Thomas Hahn, Chief Software Expert Siemens und Mitglied des Lenkungskreises der Plattform Industrie 4.0

Thomas Hahn, Chief Software Expert Siemens und Mitglied des Lenkungskreises der Plattform Industrie 4.0

© Thomas Hahn/Siemens AG

Was sind die notwendigen Voraussetzungen für einen „Datenraum Industrie 4.0“?

Der „Datenraum Industrie 4.0“ ist die Basis für ein internationales, unternehmensübergreifendes, kollaboratives Wertschöpfungsnetzwerk. Darin können Daten interoperabel auf Grundlage von Vertrauen, Integrität, Sicherheit und individueller Souveränität ausgetauscht werden. Strukturell definiert sich dieses Netzwerk durch geschäftliche, rechtliche und technische Dimensionen.
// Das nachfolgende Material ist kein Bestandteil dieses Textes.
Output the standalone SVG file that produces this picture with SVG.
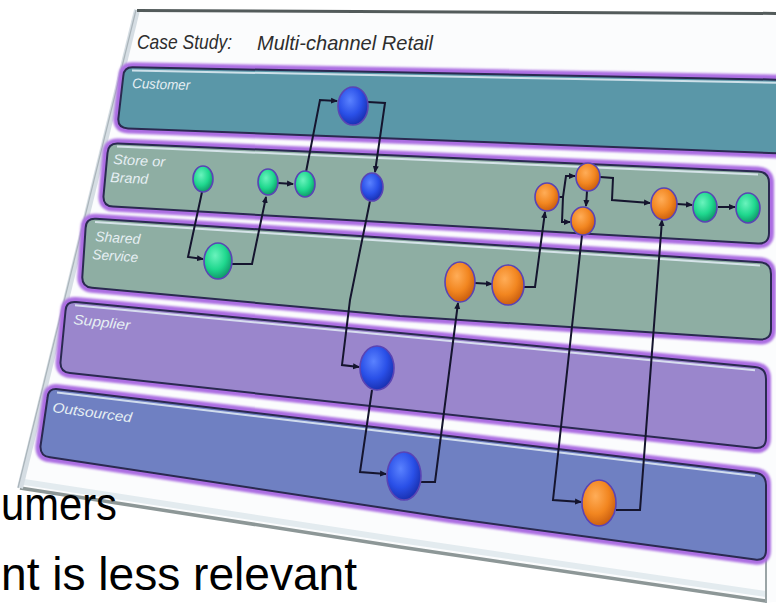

Grundlagen dafür sind vor allem Frameworks, Routinen, Standards und Richtlinien.

Entscheidend dabei ist ein quantifizierbarer Wertschöpfungsbeitrag für alle Beteiligten (Nutzer, Anbieter, Maschinenhersteller, Betreiber, Service etc.). Herzstück des Datenraumes sind die Anwendungsfälle, die durch den unternehmensübergreifenden Datentausch eine höhere Wertschöpfung realisieren können. Wie man so schön sagt: „Der Wurm muss dem Fisch schmecken“.

Aktuell fokussieren wir noch stark auf technische und konzeptionelle Fragestellungen. Um Datenräume nachhaltig attraktiv zu machen, diskutieren wir den Wertschöpfungsbeitrag zunehmend. Gemeinsam mit unseren Partnern in der Plattform Industrie 4.0 gehen wir es ganzheitlich an!

Welche Vorteile bringt ein „Datenraum Industrie 4.0“ für Industrie 4.0 Anwendungen?

Im Zentrum steht die unternehmens- und industrieübergreifende Nutzung von Daten. So können wir existierende Prozesse optimieren (Effizienzerhöhung, Qualitätsverbesserung, Serviceanforderung, Nachhaltigkeitsthemen) oder neue „datengetriebene“ und auch nachhaltige Geschäftsmodelle ermöglichen (Pay-per-Use, Service- und Subskriptionsangebote, etc.). Bis dato wird hierfür nur ein Bruchteil der vorhandenen Daten genutzt. Selbstverständlich müssen noch viele Fragen vertieft werden: Cyber-Security, Rechtssicherheit, Transparenz, Austauschformate oder Kontrolle über die eigenen Daten. Bei einem „Datenraum Industrie 4.0“ handelt es sich einerseits um einen „Standard“ und anderseits um eine „Austauschplattform“. Hierbei muss die individuelle unternehmerische Freiheit am Markt bei gleichzeitiger Kollaborationsfähigkeit der Marktteilnehmer garantieren werden.

Bekanntlich gibt es hierzu verschiedene begleitende Initiativen wie Gaia-X (Federated Services für Sicherheit, Souveränität, Portabilität respektive Interoperabilität und letztendlich Kontrolle über die eigenen Daten), Catena-X (Automotive-Allianz mit Use-Cases über CO2-Footprint, Supply Chain etc.) oder die Industrial Digital Twin Association (digitaler Zwilling, Asset Administration Shell). Andere wichtige Beispiele sind die Initiativen der Industrie-Verbände (Initiativen von VDMA zum OPC UA Framework und Standards bezüglich Companion Specification zur Beschreibung der Assets).

Transparente Leitlinien für den Datenraum Industrie 4.0 können hierzu einen wertvollen, lösungsorientierten Beitrag leisten.

Gibt es einen rein deutschen Datenraum oder muss dieser europäisch bzw. global gedacht sein?

Besonders die deutsche Industrie lebt vom Export. Sowohl große als auch mittelständische Unternehmen sind Global Player. Es geht darum, „Standards“ zu setzen, um führende Positionen zu erhalten und auszubauen – was wir auch können.

Die Industrie betreibt ein globales Produktionsnetzwerk auf Basis eines regelbasierten Freihandels und offenem Zugang zu Märkten.